Saturday, January 30, 2016

Ten Rules over German Politics

This is my general list of unique rules of German politics and how things typically work.

1.  Debate, debate, debate.  Even in a non-election period, there's around ten hours each week on state-run TV (ARD, ZDF, and the dozen oddball minor networks) which offer up some journalists, intellectuals, and political figures.  The typical German might admit that he catches an hour or two per month.  If they are really enthusiastic about some subject or topic....they might be catching fifteen hours per month.  The debates can be rigged where there's only one person to represent one side of a topic and four others to represent the other side.  That's part of the moderation control and transparency problem.

2  Scandals rarely occur.  These days, divorce won't be handled as a scandal item for any German politician.  Even if you get caught with a fair amount of meth on you or some perverted sexual stuff....it'll get dragged under the rug by the press, unless you are a CDU political figure with a rigged up thesis for your master's degree from twenty-five years ago.

3.  The party rules.  The message comes from the party and it's agreed upon by each layer of politician.  If you stepped 180-degrees away from the party message.....they'd likely ask you to leave the party.

4  Because of the fifty-percent rule to get into the Bundestag or any of the sixteen state assemblies.....plus at least five political parties operating at the big-time level....it means that you really can't go and claim some very negative message against one particular party.  You might have to come up in a year and negotiate a coalition government.  This issue forces everyone to control their temper, their rhetoric, and their messages.

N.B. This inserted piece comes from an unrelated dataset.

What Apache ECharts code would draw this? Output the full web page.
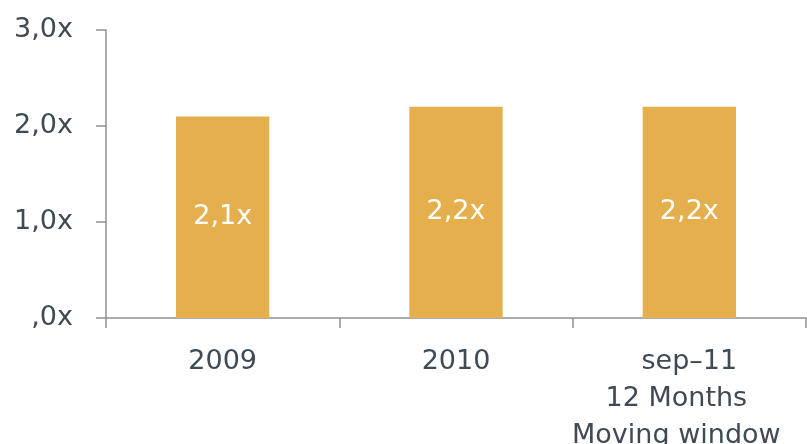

5.  Because of financial rules and past scandals.....it's hard for any political party to get money under the table for 'favors'.  It might be accomplished at the local level where a mayor or city council member triggers property changes or eases rules for certain parties.....but that's usually as far as this will go.

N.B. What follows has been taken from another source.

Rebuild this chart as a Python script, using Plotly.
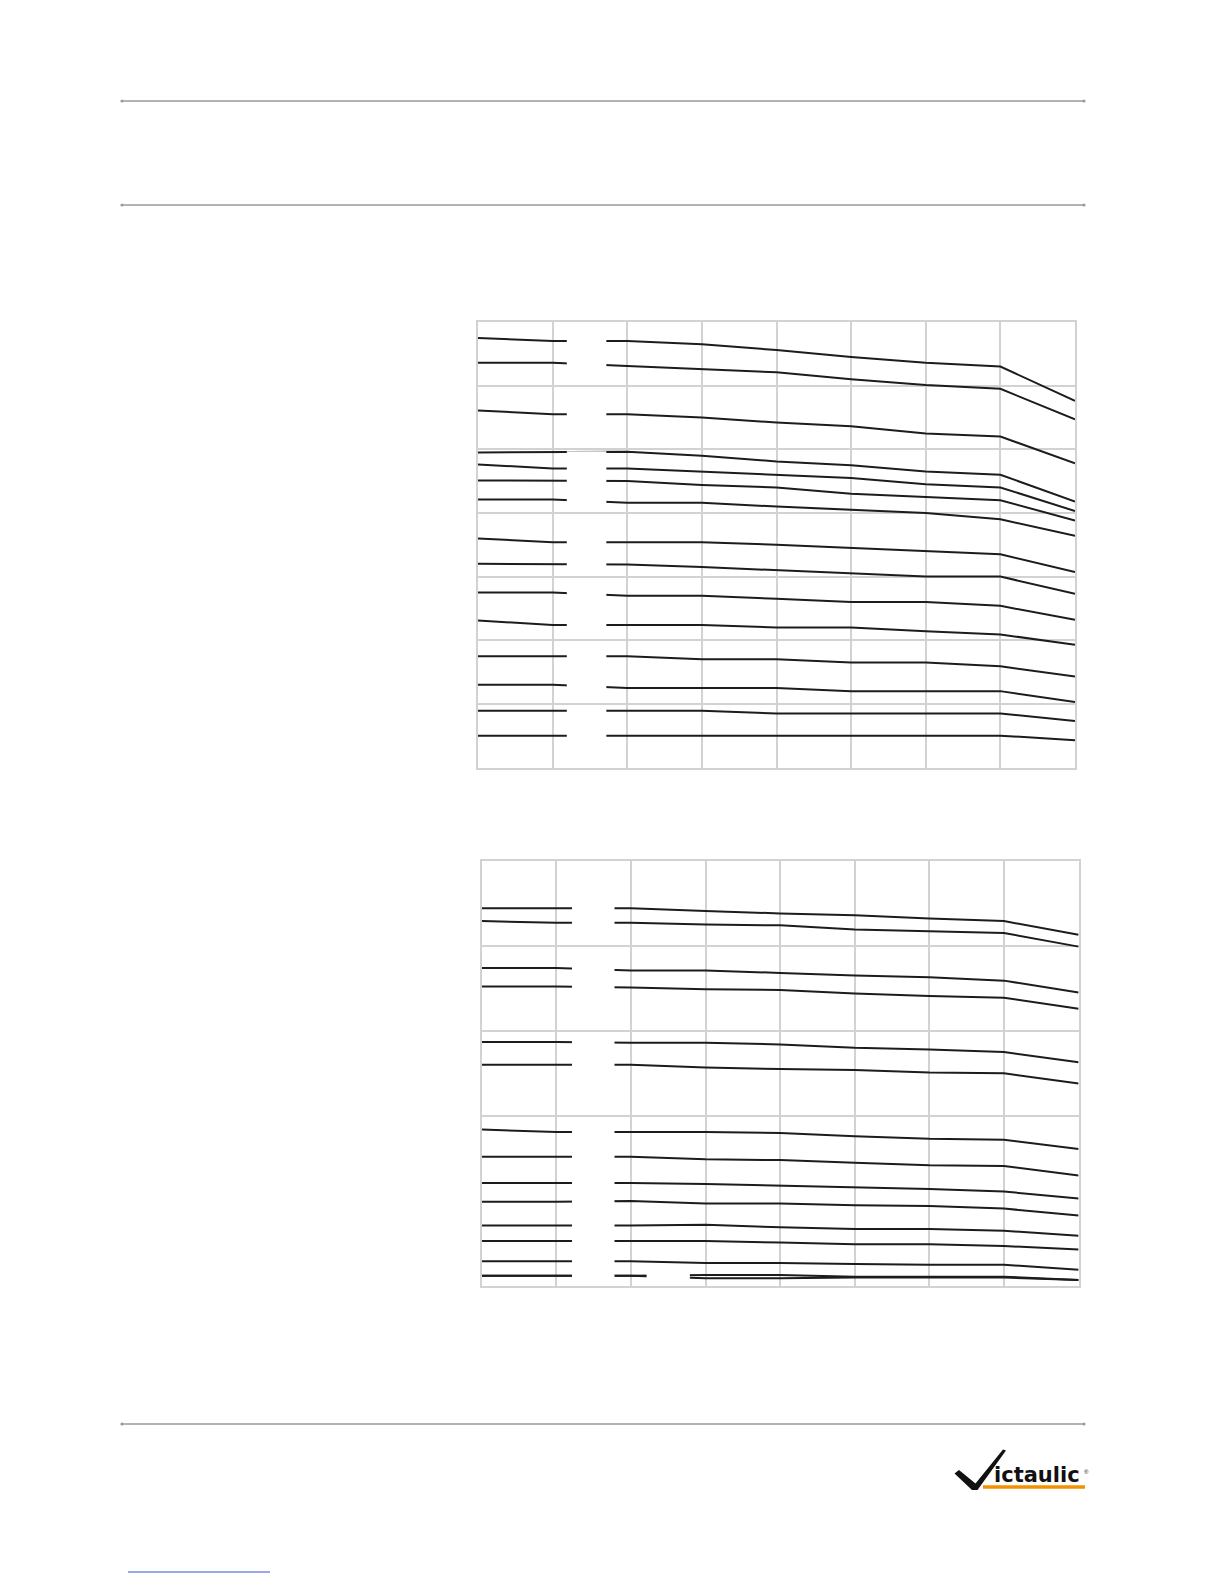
import plotly.graph_objects as go

# ---------------- data ----------------
x_positions = [0, 1, 2, 3, 4, 5, 6, 7, 8]

# upper chart (15 curves)
c1_line01 = [6.75, 6.70, 6.70, 6.65, 6.56, 6.45, 6.36, 6.30, 5.76]
c1_line02 = [6.36, 6.36, 6.31, 6.26, 6.21, 6.10, 6.01, 5.95, 5.47]
c1_line03 = [5.61, 5.55, 5.55, 5.50, 5.42, 5.36, 5.25, 5.20, 4.78]
c1_line04 = [4.95, 4.95, 4.96, 4.90, 4.81, 4.75, 4.65, 4.60, 4.18]
c1_line05 = [4.76, 4.70, 4.70, 4.65, 4.60, 4.55, 4.45, 4.40, 4.03]
c1_line06 = [4.51, 4.51, 4.50, 4.44, 4.40, 4.30, 4.25, 4.20, 3.88]
c1_line07 = [4.21, 4.21, 4.16, 4.16, 4.10, 4.05, 4.00, 3.90, 3.64]
c1_line08 = [3.60, 3.54, 3.54, 3.54, 3.50, 3.45, 3.41, 3.35, 3.07]
c1_line09 = [3.20, 3.20, 3.19, 3.15, 3.10, 3.05, 3.00, 3.00, 2.73]
c1_line10 = [2.75, 2.75, 2.70, 2.70, 2.65, 2.60, 2.60, 2.54, 2.32]
c1_line11 = [2.31, 2.24, 2.24, 2.24, 2.20, 2.20, 2.14, 2.09, 1.93]
c1_line12 = [1.75, 1.75, 1.75, 1.70, 1.70, 1.65, 1.65, 1.59, 1.43]
c1_line13 = [1.30, 1.30, 1.25, 1.25, 1.25, 1.20, 1.20, 1.20, 1.03]
c1_line14 = [0.89, 0.89, 0.89, 0.89, 0.85, 0.85, 0.85, 0.85, 0.73]
c1_line15 = [0.50, 0.50, 0.50, 0.50, 0.50, 0.50, 0.50, 0.50, 0.43]

# lower chart (15 curves)
c2_line01 = [4.44, 4.44, 4.44, 4.41, 4.38, 4.36, 4.32, 4.29, 4.13]
c2_line02 = [4.29, 4.27, 4.27, 4.25, 4.24, 4.19, 4.17, 4.15, 3.99]
c2_line03 = [3.74, 3.74, 3.71, 3.71, 3.68, 3.65, 3.63, 3.59, 3.45]
c2_line04 = [3.52, 3.52, 3.51, 3.49, 3.48, 3.44, 3.41, 3.39, 3.26]
c2_line05 = [2.87, 2.87, 2.86, 2.86, 2.84, 2.80, 2.78, 2.75, 2.63]
c2_line06 = [2.60, 2.60, 2.60, 2.57, 2.55, 2.54, 2.51, 2.50, 2.38]
c2_line07 = [1.84, 1.81, 1.81, 1.81, 1.80, 1.76, 1.73, 1.72, 1.61]
c2_line08 = [1.52, 1.52, 1.52, 1.49, 1.48, 1.45, 1.42, 1.41, 1.30]
c2_line09 = [1.21, 1.21, 1.21, 1.20, 1.18, 1.16, 1.14, 1.11, 1.03]
c2_line10 = [0.99, 0.99, 1.00, 0.97, 0.97, 0.95, 0.94, 0.91, 0.83]
c2_line11 = [0.71, 0.71, 0.71, 0.72, 0.69, 0.67, 0.67, 0.65, 0.59]
c2_line12 = [0.53, 0.53, 0.53, 0.53, 0.51, 0.49, 0.49, 0.47, 0.43]
c2_line13 = [0.29, 0.29, 0.29, 0.27, 0.27, 0.26, 0.25, 0.25, 0.19]
c2_line14 = [0.12, 0.12, 0.12, 0.13, 0.13, 0.11, 0.11, 0.11, 0.07]
c2_line15 = [0.12, 0.12, 0.12, 0.09, 0.09, 0.10, 0.10, 0.10, 0.07]

c1_lines = [c1_line01, c1_line02, c1_line03, c1_line04, c1_line05, c1_line06, c1_line07,
            c1_line08, c1_line09, c1_line10, c1_line11, c1_line12, c1_line13, c1_line14, c1_line15]
c2_lines = [c2_line01, c2_line02, c2_line03, c2_line04, c2_line05, c2_line06, c2_line07,
            c2_line08, c2_line09, c2_line10, c2_line11, c2_line12, c2_line13, c2_line14, c2_line15]

c1_yticks = [0, 1, 2, 3, 4, 5, 6, 7]
c2_yticks = [0, 2, 3, 4, 5]

# ---------------- figure ----------------
BODY = 8                      # default page body margin
W, H = 1224 - 2 * BODY, 1584 - 2 * BODY
LINE = "#1c1c1c"
GRID = "#d2d2d2"

fig = go.Figure()
for ys in c1_lines:
    fig.add_trace(go.Scatter(x=x_positions, y=ys, mode="lines", xaxis="x", yaxis="y",
                             line=dict(color=LINE, width=2), showlegend=False, hoverinfo="skip"))
for ys in c2_lines:
    fig.add_trace(go.Scatter(x=x_positions, y=ys, mode="lines", xaxis="x2", yaxis="y2",
                             line=dict(color=LINE, width=2), showlegend=False, hoverinfo="skip"))


def px_x(p):
    return (p - BODY) / W


def px_y(p):
    return 1 - (p - BODY) / H


ax_common = dict(showticklabels=False, ticks="", showgrid=True, gridcolor=GRID, gridwidth=1.5,
                 zeroline=False, showline=True, linecolor=GRID, linewidth=1.5, mirror=True,
                 fixedrange=True)

fig.update_layout(
    width=W, height=H,
    margin=dict(l=0, r=0, t=0, b=0),
    paper_bgcolor="white", plot_bgcolor="white",
    showlegend=False,
    xaxis=dict(domain=[px_x(478), px_x(1075)], range=[0, 8], tickvals=x_positions, anchor="y", **ax_common),
    yaxis=dict(domain=[px_y(767.5), px_y(322)], range=[0, 7], tickvals=c1_yticks, anchor="x", **ax_common),
    xaxis2=dict(domain=[px_x(481.7), px_x(1078.6)], range=[0, 8], tickvals=x_positions, anchor="y2", **ax_common),
    yaxis2=dict(domain=[px_y(1286), px_y(860.7)], range=[0, 5], tickvals=c2_yticks, anchor="x2", **ax_common),
)

shapes = []
# white gaps in the curves (where labels sat), kept off the gridlines
for k in range(7):
    shapes.append(dict(type="rect", xref="x", yref="y", x0=1.19, x1=1.72, y0=k + 0.03, y1=k + 0.97,
                       fillcolor="white", line=dict(width=0), layer="above"))
bands2 = [(0.02, 1.98), (2.02, 2.98), (3.02, 3.98), (4.02, 4.98)]
for b0, b1 in bands2:
    shapes.append(dict(type="rect", xref="x2", yref="y2", x0=1.21, x1=1.78, y0=b0, y1=b1,
                       fillcolor="white", line=dict(width=0), layer="above"))
shapes.append(dict(type="rect", xref="x2", yref="y2", x0=2.21, x1=2.79, y0=0.02, y1=0.2,
                   fillcolor="white", line=dict(width=0), layer="above"))

# page rules
for yy in (101, 205, 1424):
    shapes.append(dict(type="line", xref="paper", yref="paper", x0=px_x(122), x1=px_x(1084),
                       y0=px_y(yy), y1=px_y(yy), line=dict(color="#9a9a9a", width=1.3)))
    for xx in (122, 1084):
        shapes.append(dict(type="circle", xref="paper", yref="paper",
                           x0=px_x(xx - 1.6), x1=px_x(xx + 1.6), y0=px_y(yy + 1.6), y1=px_y(yy - 1.6),
                           fillcolor="#9a9a9a", line=dict(width=0)))

# logo: check-mark "V", orange underline; link underline (blue)
v_pts = [(954.5, 1473.5), (959, 1470), (975.5, 1483.5), (1003, 1449.5), (1006, 1450.5),
         (977.5, 1490), (972, 1490)]
v_path = "M " + " L ".join(f"{px_x(a):.5f},{px_y(b):.5f}" for a, b in v_pts) + " Z"
shapes.append(dict(type="path", xref="paper", yref="paper", path=v_path,
                   fillcolor="#111111", line=dict(width=0)))
shapes.append(dict(type="line", xref="paper", yref="paper", x0=px_x(983), x1=px_x(1085),
                   y0=px_y(1487), y1=px_y(1487), line=dict(color="#f39200", width=3.5)))
shapes.append(dict(type="line", xref="paper", yref="paper", x0=px_x(128), x1=px_x(270),
                   y0=px_y(1572), y1=px_y(1572), line=dict(color="#3355cc", width=1)))
fig.update_layout(shapes=shapes)

fig.add_annotation(xref="paper", yref="paper", x=px_x(1082), y=px_y(1475), text="<b>ictaulic</b>",
                   showarrow=False, xanchor="right", yanchor="middle",
                   font=dict(family="DejaVu Sans", size=21, color="#111111"))
fig.add_annotation(xref="paper", yref="paper", x=px_x(1086), y=px_y(1472), text="®",
                   showarrow=False, xanchor="center", yanchor="middle",
                   font=dict(family="Liberation Sans, Arial", size=6, color="#111111"))

fig.write_html("out.html")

6.  A major political player will step through the local scene, the state scene, and advance to the national level.  It is impossible for some guy to appear out of nowhere and suddenly be considered a national party player with no prior experience.  Some will try to say this was advanced after Hitler and the 1932 election.....but the truth of the matter is that they were already going this way prior to 1920.

7.  If you have marginal debate skills.....you don't advance past the local level.  It's pretty simple....you need to stand up in a forum, talk over a topic, and deliver some position.  Without that ability, you are doomed for advancement.

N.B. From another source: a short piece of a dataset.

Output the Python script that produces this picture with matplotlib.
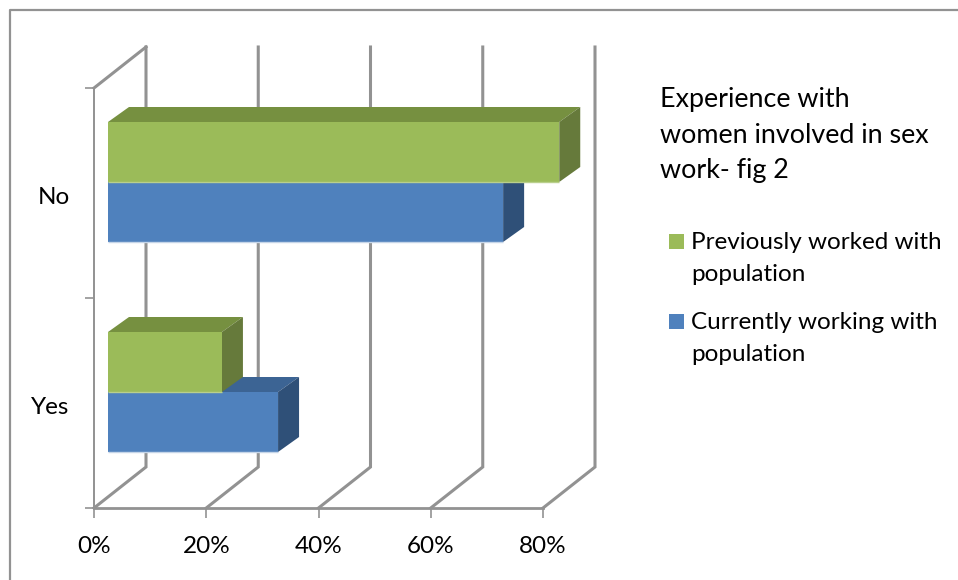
import numpy as np
import matplotlib
matplotlib.use('Agg')
import matplotlib.pyplot as plt
from matplotlib.patches import Rectangle
from matplotlib.lines import Line2D

## Data
categories = ['Yes', 'No']
previously = [20.3, 80.4]
currently = [30.3, 70.4]
x_ticks = [0, 20, 40, 60, 80]
x_tick_labels = ['0%', '20%', '40%', '60%', '80%']
title_text = 'Experience with\nwomen involved in sex\nwork- fig 2'
label_prev = 'Previously worked with\npopulation'
label_curr = 'Currently working with\npopulation'

## Colours
GREY = '#929292'
GREEN = ('#9BBB59', '#769040', '#667A3B', '#B9CF8C')  # front, top, side, lower edge
BLUE = ('#4F81BD', '#3C6494', '#2F5078', '#C5D5E8')

W, H = 958, 580
plt.rcParams['font.family'] = ['Lato', 'DejaVu Sans']
FS = 17.5
FS_TITLE = 19.4

fig = plt.figure(figsize=(W / 100, H / 100), dpi=100)
ax = fig.add_axes([94 / W, (H - 508) / H, 449 / W, 420 / H])
ax.set_xlim(0, 80)
ax.set_ylim(0, 2)
ax.patch.set_visible(False)

# px -> data units
ux = 80 / 449
uy = 2 / 420
wall_dx, wall_dy = 52 * ux, 41 * uy
shift_dx, shift_dy = 14 * ux, 11 * uy
depth_dx, depth_dy = 21 * ux, 15 * uy
bar_h = 60 * uy
y_pos = np.arange(len(categories)) + 0.5


def draw_bar(value, y_bottom, cols):
    x0 = shift_dx
    x1 = shift_dx + value
    y0 = y_bottom + shift_dy
    y1 = y0 + bar_h
    ax.fill([x0, x1, x1 + depth_dx, x0 + depth_dx], [y1, y1, y1 + depth_dy, y1 + depth_dy],
            color=cols[1], lw=0, zorder=3, clip_on=False)
    ax.fill([x1, x1 + depth_dx, x1 + depth_dx, x1], [y0, y0 + depth_dy, y1 + depth_dy, y1],
            color=cols[2], lw=0, zorder=3, clip_on=False)
    ax.fill([x0, x1, x1, x0], [y0, y0, y1, y1], color=cols[0], lw=0, zorder=3, clip_on=False)
    ax.plot([x0, x1], [y0, y0], color=cols[3], lw=1, zorder=3, clip_on=False, solid_capstyle='butt')


# walls and gridlines
for t in x_ticks:
    ax.plot([t, t + wall_dx, t + wall_dx], [0, wall_dy, 2 + wall_dy], color=GREY, lw=2.2,
            clip_on=False, zorder=1, solid_joinstyle='miter')
ax.plot([0, wall_dx], [2, 2 + wall_dy], color=GREY, lw=2.2, clip_on=False, zorder=1)

# bars, blue first because green sits behind its top face
for i in range(len(categories)):
    draw_bar(currently[i], y_pos[i] - bar_h, BLUE)
    draw_bar(previously[i], y_pos[i], GREEN)

# axes
for s in ['top', 'right']:
    ax.spines[s].set_visible(False)
ax.spines['left'].set_color(GREY)
ax.spines['left'].set_linewidth(1.4)
ax.spines['bottom'].set_color(GREY)
ax.spines['bottom'].set_linewidth(2.0)
ax.set_xticks(x_ticks)
ax.set_xticklabels(x_tick_labels, fontsize=FS, color='black')
ax.tick_params(axis='x', length=7.5, width=1.2, color=GREY, pad=12.5)
ax.set_yticks([0, 1, 2])
ax.set_yticklabels([])
ax.tick_params(axis='y', which='major', length=6.5, width=1.2, color=GREY)
ax.set_yticks(y_pos - 2.5 * uy, minor=True)
ax.set_yticklabels(categories, minor=True, fontsize=FS, color='black')
ax.tick_params(axis='y', which='minor', length=0, pad=17.5)

# chart border (left and top only)
fig.add_artist(Line2D([10 / W, 10 / W, 1], [0, 1 - 10 / H, 1 - 10 / H], color=GREY, lw=1.6))

# title and legend
fig.text(660 / W, 1 - 87 / H, title_text, fontsize=FS_TITLE, color='black', va='top', ha='left', linespacing=1.53)
for y_sq, col, lab in [(234, GREEN[0], label_prev), (314, BLUE[0], label_curr)]:
    fig.add_artist(Rectangle((669 / W, 1 - (y_sq + 15) / H), 15 / W, 15 / H, color=col, lw=0,
                             transform=fig.transFigure))
    fig.text(691 / W, 1 - (y_sq - 2) / H, lab, fontsize=FS, color='black', va='top', ha='left', linespacing=1.62)

fig.savefig('out.png', dpi=100)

8.  City, state, and federal-level voting all occurs on a different schedule.  Cities and states run a five-year program.  The national level voting pattern is every four years, unless a crisis occurs and provokes a call for another election.

9.  Germans aren't hyped up on politics like Americans.  Until this immigration crisis came along, Germans weren't hyped twenty-four hours a day, seven days a week, fifty-two weeks a year on politics.  Immigration is a singular issue which has churned up attention on all different levels.....local, state, and national.  Every single German has some opinion about it.  But beyond that, there just isn't any other topic which demands that much attention.

10.  A national poll from late 2015 indicates that almost sixty-percent of all Germans have little to no trust in the state-run news media (Channel One and Two).  As much as they were key in helping project a political message prior to 2015.....they have burned various bridges to reach the stage of today, and the majority of Germans have a problem in watching their news and their message.  To help in a political crisis?  A major tool has been lost.....across all fronts.